AMG Systems Awarded Indian Highway Traffic Monitoring Contract

AMG Systems won a contract from EFKON Group India, now part of Strabag SE to supply its fiber optic transmission system for traffic management and control on several projects on National Highways No. 7, No. 47 and around Mumbai city in India.

EFKON said that these new projects are complex, involving several different types of field equipment all networked into a centralized control center. Furthermore, the design has to be modular for further upgrades which can work for the life of the concession agreement. The main reason cited for choosing AMG's transmission solution is the reliability and ease of integration. In all of the new projects AMG is transmitting signals to and from PTZ cameras. Some of the projects also involve tolling with multiple toll plazas. In those cases, the transmission solution is also handling toll data, ECB audio and VMS data.

The new projects undertaken by EFKON take care of the following routes: NH7 Kadthal to Armur and Bangalore to Hosur, NH47 Salem to Kumarapalyam and onwards to Chengapally as well as Bandra to Worli around Mumbai City. These new installations mean that AMG's products have been supplied for the transmission solutions for Indian Highways projects accounting for more than 700 kilometers.

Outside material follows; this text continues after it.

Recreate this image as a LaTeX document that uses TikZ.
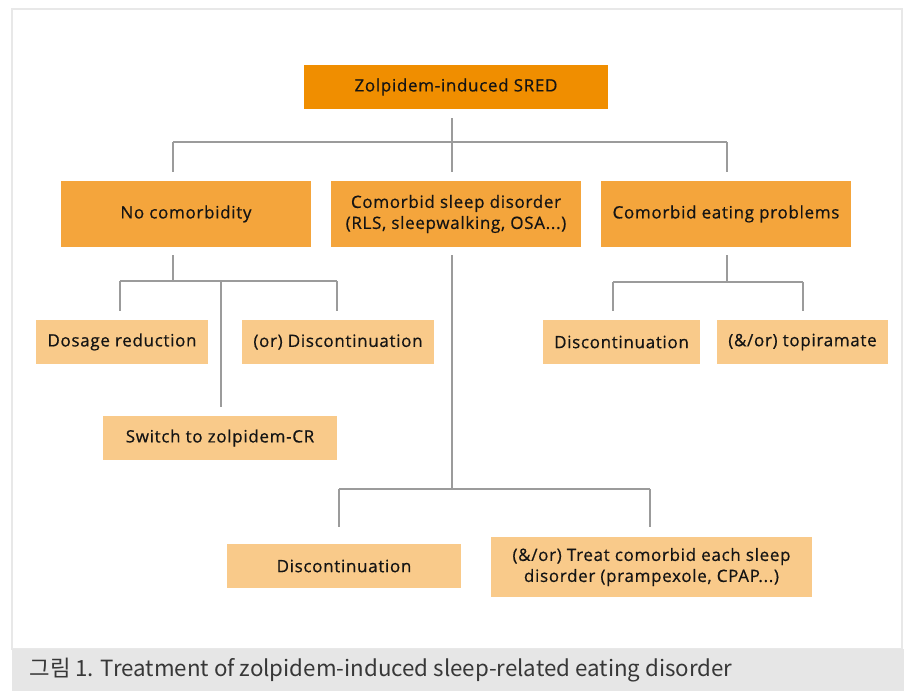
\documentclass[tikz,border=0pt]{standalone}
\usepackage{fontspec}
\setmainfont{Open Sans}[LetterSpace=4,FakeBold=0.6]
\newfontfamily\krfont{Noto Sans CJK KR}
\definecolor{topc}{RGB}{240,142,0}
\definecolor{midc}{RGB}{244,165,60}
\definecolor{lowc}{RGB}{249,202,138}
\definecolor{linec}{RGB}{155,155,155}
\definecolor{framec}{RGB}{232,232,232}
\definecolor{bandc}{RGB}{230,230,230}
\definecolor{txtc}{RGB}{20,20,20}
\tikzset{
  box/.style={rectangle, inner sep=0pt, align=center, text=txtc,
    font=\fontsize{17}{21}\selectfont},
  topbox/.style={box, fill=topc, minimum width=304pt, minimum height=44pt},
  midbox/.style={box, fill=midc, minimum width=250pt, minimum height=66pt},
  lowbox/.style={box, fill=lowc, minimum height=44pt},
  conn/.style={draw=linec, line width=1.2pt},
}
\begin{document}
\begin{tikzpicture}[x=1pt,y=-1pt]
\useasboundingbox (0,0) rectangle (904,691);
\fill[white] (0,0) rectangle (904,691);
\draw[framec, line width=2pt] (12,9) rectangle (902,649);
\fill[bandc] (12,649) rectangle (904,691);
\node[anchor=west, text=txtc!85, font=\krfont\fontsize{22.3}{26}\selectfont] (cap) at (26,670) {그림 1. Treatment of zolpidem-induced sleep-related eating disorder};

% boxes
\node[topbox] (top) at (456,87) {Zolpidem-induced SRED};
\node[midbox] (nc) at (186,214) {No comorbidity};
\node[midbox] (cs) at (456,214) {Comorbid sleep disorder\\(RLS, sleepwalking, OSA...)};
\node[midbox] (ce) at (726,214) {Comorbid eating problems};
\node[lowbox, minimum width=172pt] (dr) at (122,342) {Dosage reduction};
\node[lowbox, minimum width=192pt] (od) at (338,342) {(or) Discontinuation};
\node[lowbox, minimum width=234pt] (sw) at (220,438) {Switch to zolpidem-CR};
\node[lowbox, minimum width=157pt] (d2) at (621.5,342) {Discontinuation};
\node[lowbox, minimum width=171pt] (tp) at (802.5,342) {(\&/or) topiramate};
\node[lowbox, minimum width=234pt] (d3) at (344,566) {Discontinuation};
\node[lowbox, minimum width=321pt, minimum height=60pt] (tr) at (651.5,567) {(\&/or) Treat comorbid each sleep\\disorder (prampexole, CPAP...)};

% level 1 connectors
\coordinate (j0) at (452,142);
\coordinate (jL) at (173,142);
\coordinate (jR) at (727,142);
\draw[conn, shorten >=9pt] (top.south -| j0) ++(0,9) -- (j0) -- (j0 |- cs.north);
\draw[conn] (jL) -- (jR);
\draw[conn, shorten >=9pt] (jL) -- (jL |- nc.north);
\draw[conn, shorten >=9pt] (jR) -- (jR |- ce.north);

% no comorbidity
\coordinate (k0) at (173,281);
\coordinate (kL) at (120,281);
\coordinate (kM) at (221,281);
\coordinate (kR) at (337,281);
\draw[conn] (nc.south -| k0) ++(0,8) -- (k0);
\draw[conn] (kL) -- (kR);
\draw[conn, shorten >=9pt] (kL) -- (kL |- dr.north);
\draw[conn, shorten >=9pt] (kR) -- (kR |- od.north);
\draw[conn, shorten >=9pt] (kM) -- (kM |- sw.north);

% comorbid eating
\coordinate (m0) at (727,282);
\coordinate (mL) at (613,282);
\coordinate (mR) at (803,282);
\draw[conn] (ce.south -| m0) ++(0,8) -- (m0);
\draw[conn] (mL) -- (mR);
\draw[conn, shorten >=9pt] (mL) -- (mL |- d2.north);
\draw[conn, shorten >=9pt] (mR) -- (mR |- tp.north);

% comorbid sleep
\coordinate (n0) at (452,489);
\coordinate (nL) at (339,489);
\coordinate (nR) at (650,489);
\draw[conn] (cs.south -| n0) ++(0,8) -- (n0);
\draw[conn] (nL) -- (nR);
\draw[conn, shorten >=17pt] (nL) -- (nL |- d3.north);
\draw[conn, shorten >=10pt] (nR) -- (nR |- tr.north);
\end{tikzpicture}
\end{document}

Sheetal Shanbhag, Country Head for AMG Systems in India said, "The AMG solutions supplied are dual-redundant as all projects are considered to be observation critical 24 hours a day. The control center for the NH7 project is situated at one end of the stretch, where NH47 is located in the middle of the stretch, so we have to transmit the signals over very long distances. One of the main advantages of using these projects is that we can offer a very cost-effective solution. As we have worked with EFKON on previous projects we are also able to offer technical insight and expertise. With the road construction projects currently underway, India truly is a prime market for AMG's uncompressed digital transmission solutions for traffic management."

Commenced in 1998 and aimed to construct roads with uninterrupted traffic flow in a country where 80 percent of passenger traffic and 65 percent of freight is totally dependent on the road infrastructure, the Indian National Highways Development Project (NHDP). With a network covering some 3.3 million kilometers of roadways, the road infrastructure is the main catalyst for development of key sectors of the economy in India. Although the National Highways "only" cover around 2 percent of the roads, they totally have a massive 66,590 kilometers carrying around 40 percent of the total traffic across the length and breadth of the country.